OK, definitely not a typo.  Freeman also has multiple other quotes from the Times, citing both NASA and "a British group" (presumably Hadley CRU) for the same 59 deg F global average mean for the period 1950-80.  So let's then compare that figure to the official NOAA January 18, 2017 "record" global warming press release:  "2016 marks three consecutive years of record warmth for the globe":

2016 began with a bang. For eight consecutive months, January to August, the globe experienced record warm heat.  With this as a catalyst, the 2016 globally averaged surface temperature ended as the highest since record keeping began in 1880. . . .  

And kindly tell us, what was the global average temperature that constituted this important "record warm heat"?

The average temperature across global land and ocean surfaces in 2016 was 58.69 degrees F . . . .

OK, over to you to decide.  Was the claimed "record warm heat" real, or was it an artifact of downward adjustments of earlier temperatures?  If you think it might help (it won't), here is a link to NASA's lengthy bafflegab explanation of its adjustments.  It's way too long to copy into this post, and provides literally no useful information as to what they are doing, or why they think it's OK.

Do you still think it might be possible that they are playing straight with you?  My friend Joe D'Aleo (he's one of the co-authors of the paper that was the subject of Part XV of this series) sent me this morning a write-up he had done about the temperature adjustments at one of the most prominent sites in the country, the one at Belvedere Castle in Central Park in Manhattan.  There are lots of charts and graphs at the link for your edification.  The temperature measuring site has been at the very same location near the exact middle of the park since 1920.  That location is about 0.2 mi from the West edge of the park, and 0.3 mi from the East edge, so relatively speaking it is highly immune to local land use changes that affect many other stations.  Yes, the City has grown some in that century, but the periphery of the park was already rather built up in 1920, and in any event the closest Central Park West park boundary is almost a quarter-mile away at the closest point. 

This paper is another real eye-opener.  You should read the whole thing (it's only 7 pages long).  The Central Park site is one for which the National Weather Service (part of NOAA) makes completely original, raw data available.  D'Aleo does a comparison between that completely raw data and adjusted data for the same site from NOAA's so-called "HCN Version 1" set, for two months each year (July and January) going for the century from 1909 to 2008.  Essentially all of the temperatures for Central Park in the HCN Version 1 set are adjusted down, and dramatically so; but the adjustments are not uniform.  From approximately 1950 to 1999, the downward adjustments for both months are approximately a flat 6 deg F -- an astoundingly huge amount, especially given that the recently declared "record" temperature for 2016 beat the previous "record" by all of 0.07 deg C (which would be 0.126 deg F).  Then, when 1999 comes, the downward adjustments start to decrease rapidly each year, until by 2008 the downward adjustment is only about 2 deg F.  Result:  whereas the raw data have no material upward or downward trend of any kind over the whole century under examination, the adjusted data show a dramatic upward slope in temperatures post-2000, all of which is in the adjustments rather than the raw data.  D'Aleo:

[T]he adjustment [for July] was a significant one (a cooling exceeding 6 degrees from the mid 1950s to the mid 1990s.) Then inexplicably the adjustment diminished to less than 2 degrees.  The result is [that] a trendless curve for the past 50 years became one with an accelerated warming in the past 20 years. It is not clear what changes in the metropolitan area occurred in the last 20 years to warrant a major adjustment to the adjustment. The park has remained the same and there has not been a population decline but a spurt in the city’s population [since 1990]. 

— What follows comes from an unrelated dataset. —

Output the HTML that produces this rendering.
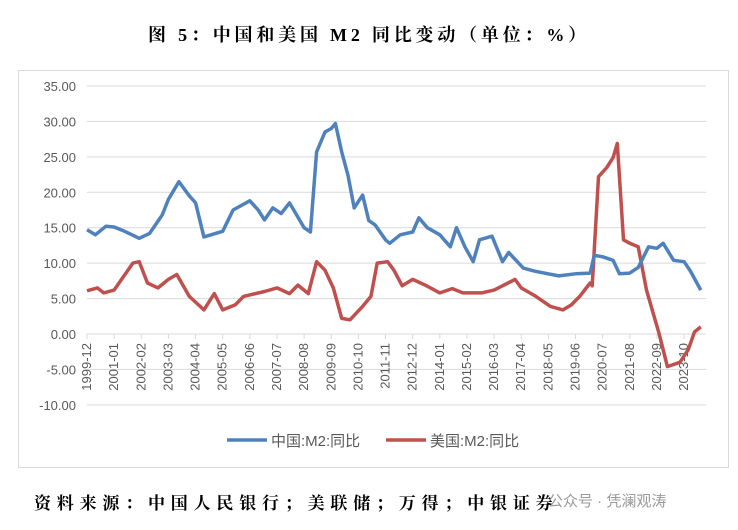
<!DOCTYPE html>
<html><head><meta charset="utf-8">
<style>
body{margin:0;background:#fff;width:738px;height:530px;overflow:hidden;font-family:"Liberation Serif","Noto Serif CJK SC",serif;}
#title{position:absolute;left:0;width:738px;top:21px;text-align:center;font-size:18px;font-weight:bold;letter-spacing:3.8px;color:#000;}
#footer{position:absolute;left:34px;top:489px;font-size:17px;font-weight:bold;letter-spacing:5.8px;color:#000;}
#wm{position:absolute;left:548px;top:490px;font-size:15px;color:#999;font-family:"Liberation Sans","Noto Sans CJK SC",sans-serif;}
svg{position:absolute;left:0;top:0;}
</style></head><body>
<div id="title">图 5：中国和美国 M2 同比变动（单位：%）</div>
<svg id="chart" width="738" height="530"></svg>
<div id="footer">资料来源：中国人民银行；美联储；万得；中银证券</div>
<div id="wm">公众号 · 凭澜观涛</div>
<script>
const yTicks=[35,30,25,20,15,10,5,0,-5,-10];
const xLabels=["1999-12","2001-01","2002-02","2003-03","2004-04","2005-05","2006-06","2007-07","2008-08","2009-09","2010-10","2011-11","2012-12","2014-01","2015-02","2016-03","2017-04","2018-05","2019-06","2020-07","2021-08","2022-09","2023-10"];
const cnDates=["1999-12","2000-04","2000-09","2001-01","2001-06","2002-01","2002-06","2002-12","2003-03","2003-08","2004-01","2004-04","2004-08","2005-05","2005-10","2006-06","2006-10","2007-01","2007-05","2007-09","2008-01","2008-05","2008-08","2008-11","2009-02","2009-06","2009-09","2009-11","2010-02","2010-05","2010-08","2010-12","2011-03","2011-06","2011-11","2012-01","2012-06","2012-12","2013-03","2013-07","2014-01","2014-06","2014-09","2015-01","2015-05","2015-08","2016-02","2016-07","2016-10","2017-05","2017-10","2018-03","2018-10","2019-06","2020-01","2020-03","2020-07","2020-12","2021-03","2021-08","2021-12","2022-05","2022-09","2022-12","2023-05","2023-10","2024-01","2024-06"];
const cnVals=[14.7,14.0,15.2,15.1,14.5,13.5,14.2,16.8,19.0,21.5,19.5,18.5,13.7,14.5,17.5,18.8,17.5,16.1,17.8,17.0,18.5,16.5,15.0,14.4,25.7,28.5,29.0,29.7,25.7,22.4,17.8,19.6,16.0,15.4,13.3,12.8,14.0,14.4,16.4,15.0,14.0,12.3,15.0,12.3,10.2,13.3,13.8,10.2,11.5,9.3,8.9,8.6,8.2,8.5,8.6,11.1,10.9,10.4,8.5,8.6,9.4,12.3,12.1,12.8,10.4,10.2,8.9,6.2];
const usDates=["1999-12","2000-05","2000-08","2001-01","2001-05","2001-10","2002-01","2002-05","2002-10","2003-03","2003-07","2004-01","2004-08","2005-01","2005-05","2005-11","2006-03","2007-01","2007-07","2008-01","2008-05","2008-10","2009-02","2009-06","2009-10","2010-02","2010-06","2010-12","2011-04","2011-07","2011-12","2012-03","2012-07","2012-12","2013-06","2014-01","2014-07","2014-12","2015-09","2016-03","2017-01","2017-04","2017-11","2018-06","2018-12","2019-04","2019-08","2020-01","2020-02","2020-05","2020-09","2020-12","2021-02","2021-05","2021-08","2021-12","2022-04","2022-10","2023-02","2023-08","2023-12","2024-03","2024-06"];
const usVals=[6.1,6.5,5.8,6.2,7.9,10.0,10.2,7.2,6.5,7.7,8.4,5.3,3.4,5.7,3.4,4.1,5.3,6.0,6.5,5.7,6.9,5.7,10.2,9.0,6.5,2.2,2.0,3.9,5.3,10.0,10.2,9.0,6.8,7.7,6.9,5.8,6.4,5.8,5.8,6.2,7.7,6.5,5.3,3.9,3.4,4.1,5.3,7.2,6.8,22.2,23.5,24.9,26.9,13.3,12.8,12.3,6.2,0.1,-4.6,-4.0,-2.2,0.3,1.0];

const NS="http://www.w3.org/2000/svg";
const svg=document.getElementById('chart');
function mk(t,a,p){const e=document.createElementNS(NS,t);for(const k in a)e.setAttribute(k,a[k]);(p||svg).appendChild(e);return e;}
function mIdx(d){const [y,m]=d.split('-').map(Number);return (y-1999)*12+m-12;}
const X=m=>87+m*27.14/13;
const Y=v=>334-v*7.086;

const box=mk('rect',{x:18.5,y:70.5,width:710,height:397,fill:'none',stroke:'#d9d9d9'});



yTicks.forEach(v=>{
  const g=mk('line',{x1:87,x2:706,y1:Y(v),y2:Y(v),stroke:'#d9d9d9','stroke-width':1});
  
  
  const t=mk('text',{x:76,y:Y(v)+5,'text-anchor':'end','font-size':13,fill:'#595959','font-family':'Liberation Sans, sans-serif'});
  t.textContent=v.toFixed(2);
  
  
});
xLabels.forEach(d=>{
  const x=X(mIdx(d));
  const tk=mk('line',{x1:x,x2:x,y1:334,y2:339,stroke:'#d9d9d9'});
  
  
  const t=mk('text',{x:0,y:0,'text-anchor':'end','font-size':13,fill:'#595959','font-family':'Liberation Sans, sans-serif',transform:`translate(${x+4},343) rotate(-90)`});
  t.textContent=d;
  
  
});
function series(dates,vals,color,name){
  const pts=dates.map((d,i)=>X(mIdx(d)).toFixed(1)+','+Y(vals[i]).toFixed(1)).join(' ');
  const p=mk('polyline',{points:pts,fill:'none',stroke:color,'stroke-width':3.5,'stroke-linejoin':'round'});
  
  
}
series(usDates,usVals,'#c0504d','us-m2-line');
series(cnDates,cnVals,'#4f81bd','china-m2-line');

const lg=[['#4f81bd','中国:M2:同比',227,'legend-china'],['#c0504d','美国:M2:同比',386,'legend-us']];
lg.forEach(([c,txt,x,n])=>{
  const g=mk('g',{});
  
  
  mk('line',{x1:x,x2:x+40,y1:440,y2:440,stroke:c,'stroke-width':3.5},g);
  const t=mk('text',{x:x+44,y:446,'font-size':15,fill:'#595959','font-family':'Liberation Sans, Noto Sans CJK SC, sans-serif'},g);
  t.textContent=txt;
});
</script>
</body></html>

Since NOAA and NASA will not provide a remotely satisfactory explanation of what they are doing with the adjustments, various independent researchers have tried to reverse-engineer the results to figure out what assumptions are implied.  One such effort was made by Steve McIntyre of the climateaudit.org website, and D'Aleo discusses that effort at the link.  McIntyre gathered from correspondence with NOAA that their algorithm was making an "urbanization" adjustment based on the growing population of the urbanized area surrounding the particular site.  Based on the adjusted temperatures reported at Central Park and the known population of New York City in the first half of the twentieth century, McIntyre then extrapolated to calculate the implied population of New York City for the recent years of the adjusted record.  He came up with an implied population of about 17 million for 1975-95, then suddenly plunging to barely 1 million in 2005.  Well, I guess that's not how they do it!  Any other guesses out there?

By the way, in case you have the idea that you might be able to dig into this and figure out what they are doing, I would point out that by the time you have completed any analysis they will undoubtedly have adjusted their data yet again and will declare your work inapplicable because that's "not how we do it any more."  As the Wall Street Journal's Holman Jenkins noted in November 2015:

By the count of researcher Marcia Wyatt in a widely circulated presentation, the U.S. government’s published temperature data for the years 1880 to 2010 has been tinkered with 16 times in the past three years.

I'm just wondering if you still think there's anything honest about this.